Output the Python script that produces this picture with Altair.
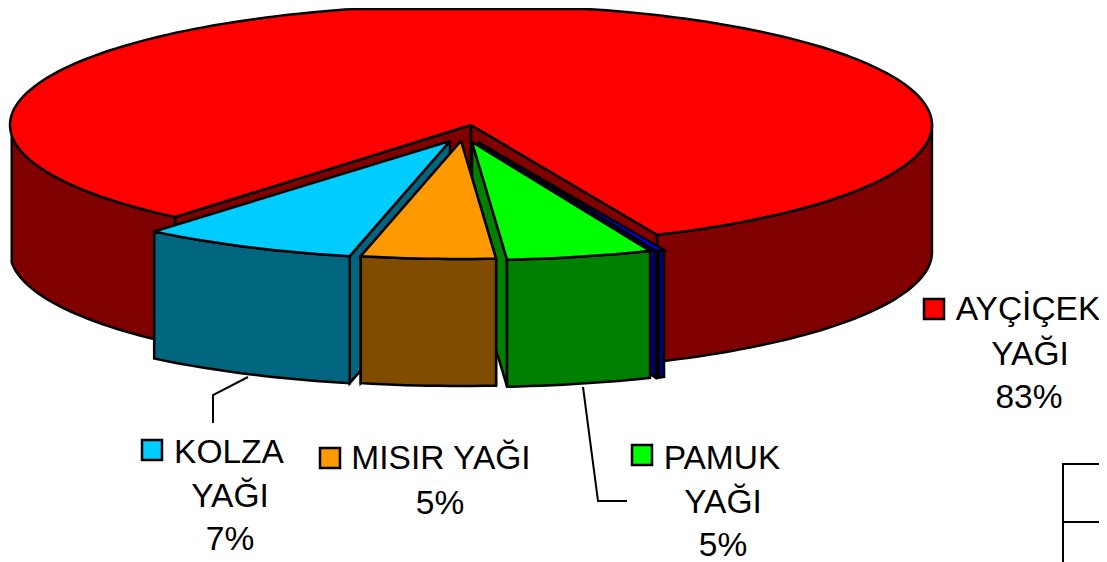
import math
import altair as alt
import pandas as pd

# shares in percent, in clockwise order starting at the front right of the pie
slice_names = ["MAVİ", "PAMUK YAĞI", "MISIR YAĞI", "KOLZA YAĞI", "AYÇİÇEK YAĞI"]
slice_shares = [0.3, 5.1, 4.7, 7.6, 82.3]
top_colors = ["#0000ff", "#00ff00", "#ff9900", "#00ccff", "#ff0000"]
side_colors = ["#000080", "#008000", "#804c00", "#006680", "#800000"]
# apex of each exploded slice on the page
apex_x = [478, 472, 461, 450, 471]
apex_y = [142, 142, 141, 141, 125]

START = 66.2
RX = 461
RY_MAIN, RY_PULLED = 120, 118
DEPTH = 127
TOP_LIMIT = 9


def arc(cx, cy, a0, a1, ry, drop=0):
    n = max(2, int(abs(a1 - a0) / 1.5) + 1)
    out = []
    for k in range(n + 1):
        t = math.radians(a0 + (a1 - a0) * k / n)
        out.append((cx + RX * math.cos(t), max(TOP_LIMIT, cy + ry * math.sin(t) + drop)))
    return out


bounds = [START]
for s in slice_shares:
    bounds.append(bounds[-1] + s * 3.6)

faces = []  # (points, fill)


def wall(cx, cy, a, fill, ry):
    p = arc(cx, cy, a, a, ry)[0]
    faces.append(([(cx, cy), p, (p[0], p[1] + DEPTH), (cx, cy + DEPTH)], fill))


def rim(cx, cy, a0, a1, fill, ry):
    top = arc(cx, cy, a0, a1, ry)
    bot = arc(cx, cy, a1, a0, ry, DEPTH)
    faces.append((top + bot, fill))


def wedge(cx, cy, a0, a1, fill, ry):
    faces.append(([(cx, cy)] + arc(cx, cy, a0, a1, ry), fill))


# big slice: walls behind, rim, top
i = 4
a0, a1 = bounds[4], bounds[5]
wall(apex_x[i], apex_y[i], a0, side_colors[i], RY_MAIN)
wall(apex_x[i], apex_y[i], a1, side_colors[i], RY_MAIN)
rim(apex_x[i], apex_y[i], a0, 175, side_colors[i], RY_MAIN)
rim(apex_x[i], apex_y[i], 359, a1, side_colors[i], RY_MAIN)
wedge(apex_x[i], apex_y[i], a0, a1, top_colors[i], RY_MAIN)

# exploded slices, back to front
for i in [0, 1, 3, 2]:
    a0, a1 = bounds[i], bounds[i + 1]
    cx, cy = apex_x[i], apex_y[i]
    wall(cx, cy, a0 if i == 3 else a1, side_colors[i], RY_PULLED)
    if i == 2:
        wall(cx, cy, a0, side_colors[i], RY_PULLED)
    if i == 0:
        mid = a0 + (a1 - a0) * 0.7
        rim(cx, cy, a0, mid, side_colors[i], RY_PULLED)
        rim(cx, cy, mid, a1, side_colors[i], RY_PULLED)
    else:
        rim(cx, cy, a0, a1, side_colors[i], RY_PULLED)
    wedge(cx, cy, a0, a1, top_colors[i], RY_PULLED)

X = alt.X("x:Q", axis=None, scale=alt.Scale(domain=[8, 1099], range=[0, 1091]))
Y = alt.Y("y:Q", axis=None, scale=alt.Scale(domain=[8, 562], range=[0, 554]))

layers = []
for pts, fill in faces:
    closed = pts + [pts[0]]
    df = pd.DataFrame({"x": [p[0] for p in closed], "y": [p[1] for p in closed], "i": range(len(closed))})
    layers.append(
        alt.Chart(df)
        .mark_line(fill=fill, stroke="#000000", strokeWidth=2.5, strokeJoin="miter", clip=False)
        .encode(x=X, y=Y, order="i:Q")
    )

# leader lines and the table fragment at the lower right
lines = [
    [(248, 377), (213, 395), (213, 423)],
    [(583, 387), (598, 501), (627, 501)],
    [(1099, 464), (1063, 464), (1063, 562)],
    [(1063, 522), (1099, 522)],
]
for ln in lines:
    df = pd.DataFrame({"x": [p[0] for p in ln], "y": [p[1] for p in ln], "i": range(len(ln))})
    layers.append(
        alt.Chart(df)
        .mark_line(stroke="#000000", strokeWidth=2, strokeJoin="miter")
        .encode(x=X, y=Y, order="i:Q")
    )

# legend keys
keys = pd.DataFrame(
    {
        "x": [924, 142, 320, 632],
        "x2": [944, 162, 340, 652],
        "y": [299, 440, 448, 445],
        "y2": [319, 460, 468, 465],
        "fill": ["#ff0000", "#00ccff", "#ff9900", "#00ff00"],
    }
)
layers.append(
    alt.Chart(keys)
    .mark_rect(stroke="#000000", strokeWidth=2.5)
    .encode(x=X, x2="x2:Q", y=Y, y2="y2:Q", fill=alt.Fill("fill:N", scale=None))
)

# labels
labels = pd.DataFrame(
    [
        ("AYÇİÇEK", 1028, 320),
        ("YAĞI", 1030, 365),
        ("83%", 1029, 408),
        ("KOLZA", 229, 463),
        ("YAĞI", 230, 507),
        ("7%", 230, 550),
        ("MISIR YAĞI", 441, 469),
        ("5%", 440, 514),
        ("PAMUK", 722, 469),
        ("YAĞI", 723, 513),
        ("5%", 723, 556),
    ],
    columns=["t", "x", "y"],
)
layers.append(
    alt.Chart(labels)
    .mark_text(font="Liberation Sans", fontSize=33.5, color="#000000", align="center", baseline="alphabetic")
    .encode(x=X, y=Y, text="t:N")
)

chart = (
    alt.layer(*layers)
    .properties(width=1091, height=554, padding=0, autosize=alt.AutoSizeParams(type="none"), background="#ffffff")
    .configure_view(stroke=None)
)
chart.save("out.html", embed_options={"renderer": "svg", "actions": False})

+++++

Set task: Give every line back word for word and leave the pictures out.

Solved problem:
Output the Python script that produces this picture with Altair.
import math
import altair as alt
import pandas as pd

# shares in percent, in clockwise order starting at the front right of the pie
slice_names = ["MAVİ", "PAMUK YAĞI", "MISIR YAĞI", "KOLZA YAĞI", "AYÇİÇEK YAĞI"]
slice_shares = [0.3, 5.1, 4.7, 7.6, 82.3]
top_colors = ["#0000ff", "#00ff00", "#ff9900", "#00ccff", "#ff0000"]
side_colors = ["#000080", "#008000", "#804c00", "#006680", "#800000"]
# apex of each exploded slice on the page
apex_x = [478, 472, 461, 450, 471]
apex_y = [142, 142, 141, 141, 125]

START = 66.2
RX = 461
RY_MAIN, RY_PULLED = 120, 118
DEPTH = 127
TOP_LIMIT = 9


def arc(cx, cy, a0, a1, ry, drop=0):
    n = max(2, int(abs(a1 - a0) / 1.5) + 1)
    out = []
    for k in range(n + 1):
        t = math.radians(a0 + (a1 - a0) * k / n)
        out.append((cx + RX * math.cos(t), max(TOP_LIMIT, cy + ry * math.sin(t) + drop)))
    return out


bounds = [START]
for s in slice_shares:
    bounds.append(bounds[-1] + s * 3.6)

faces = []  # (points, fill)


def wall(cx, cy, a, fill, ry):
    p = arc(cx, cy, a, a, ry)[0]
    faces.append(([(cx, cy), p, (p[0], p[1] + DEPTH), (cx, cy + DEPTH)], fill))


def rim(cx, cy, a0, a1, fill, ry):
    top = arc(cx, cy, a0, a1, ry)
    bot = arc(cx, cy, a1, a0, ry, DEPTH)
    faces.append((top + bot, fill))


def wedge(cx, cy, a0, a1, fill, ry):
    faces.append(([(cx, cy)] + arc(cx, cy, a0, a1, ry), fill))


# big slice: walls behind, rim, top
i = 4
a0, a1 = bounds[4], bounds[5]
wall(apex_x[i], apex_y[i], a0, side_colors[i], RY_MAIN)
wall(apex_x[i], apex_y[i], a1, side_colors[i], RY_MAIN)
rim(apex_x[i], apex_y[i], a0, 175, side_colors[i], RY_MAIN)
rim(apex_x[i], apex_y[i], 359, a1, side_colors[i], RY_MAIN)
wedge(apex_x[i], apex_y[i], a0, a1, top_colors[i], RY_MAIN)

# exploded slices, back to front
for i in [0, 1, 3, 2]:
    a0, a1 = bounds[i], bounds[i + 1]
    cx, cy = apex_x[i], apex_y[i]
    wall(cx, cy, a0 if i == 3 else a1, side_colors[i], RY_PULLED)
    if i == 2:
        wall(cx, cy, a0, side_colors[i], RY_PULLED)
    if i == 0:
        mid = a0 + (a1 - a0) * 0.7
        rim(cx, cy, a0, mid, side_colors[i], RY_PULLED)
        rim(cx, cy, mid, a1, side_colors[i], RY_PULLED)
    else:
        rim(cx, cy, a0, a1, side_colors[i], RY_PULLED)
    wedge(cx, cy, a0, a1, top_colors[i], RY_PULLED)

X = alt.X("x:Q", axis=None, scale=alt.Scale(domain=[8, 1099], range=[0, 1091]))
Y = alt.Y("y:Q", axis=None, scale=alt.Scale(domain=[8, 562], range=[0, 554]))

layers = []
for pts, fill in faces:
    closed = pts + [pts[0]]
    df = pd.DataFrame({"x": [p[0] for p in closed], "y": [p[1] for p in closed], "i": range(len(closed))})
    layers.append(
        alt.Chart(df)
        .mark_line(fill=fill, stroke="#000000", strokeWidth=2.5, strokeJoin="miter", clip=False)
        .encode(x=X, y=Y, order="i:Q")
    )

# leader lines and the table fragment at the lower right
lines = [
    [(248, 377), (213, 395), (213, 423)],
    [(583, 387), (598, 501), (627, 501)],
    [(1099, 464), (1063, 464), (1063, 562)],
    [(1063, 522), (1099, 522)],
]
for ln in lines:
    df = pd.DataFrame({"x": [p[0] for p in ln], "y": [p[1] for p in ln], "i": range(len(ln))})
    layers.append(
        alt.Chart(df)
        .mark_line(stroke="#000000", strokeWidth=2, strokeJoin="miter")
        .encode(x=X, y=Y, order="i:Q")
    )

# legend keys
keys = pd.DataFrame(
    {
        "x": [924, 142, 320, 632],
        "x2": [944, 162, 340, 652],
        "y": [299, 440, 448, 445],
        "y2": [319, 460, 468, 465],
        "fill": ["#ff0000", "#00ccff", "#ff9900", "#00ff00"],
    }
)
layers.append(
    alt.Chart(keys)
    .mark_rect(stroke="#000000", strokeWidth=2.5)
    .encode(x=X, x2="x2:Q", y=Y, y2="y2:Q", fill=alt.Fill("fill:N", scale=None))
)

# labels
labels = pd.DataFrame(
    [
        ("AYÇİÇEK", 1028, 320),
        ("YAĞI", 1030, 365),
        ("83%", 1029, 408),
        ("KOLZA", 229, 463),
        ("YAĞI", 230, 507),
        ("7%", 230, 550),
        ("MISIR YAĞI", 441, 469),
        ("5%", 440, 514),
        ("PAMUK", 722, 469),
        ("YAĞI", 723, 513),
        ("5%", 723, 556),
    ],
    columns=["t", "x", "y"],
)
layers.append(
    alt.Chart(labels)
    .mark_text(font="Liberation Sans", fontSize=33.5, color="#000000", align="center", baseline="alphabetic")
    .encode(x=X, y=Y, text="t:N")
)

chart = (
    alt.layer(*layers)
    .properties(width=1091, height=554, padding=0, autosize=alt.AutoSizeParams(type="none"), background="#ffffff")
    .configure_view(stroke=None)
)
chart.save("out.html", embed_options={"renderer": "svg", "actions": False})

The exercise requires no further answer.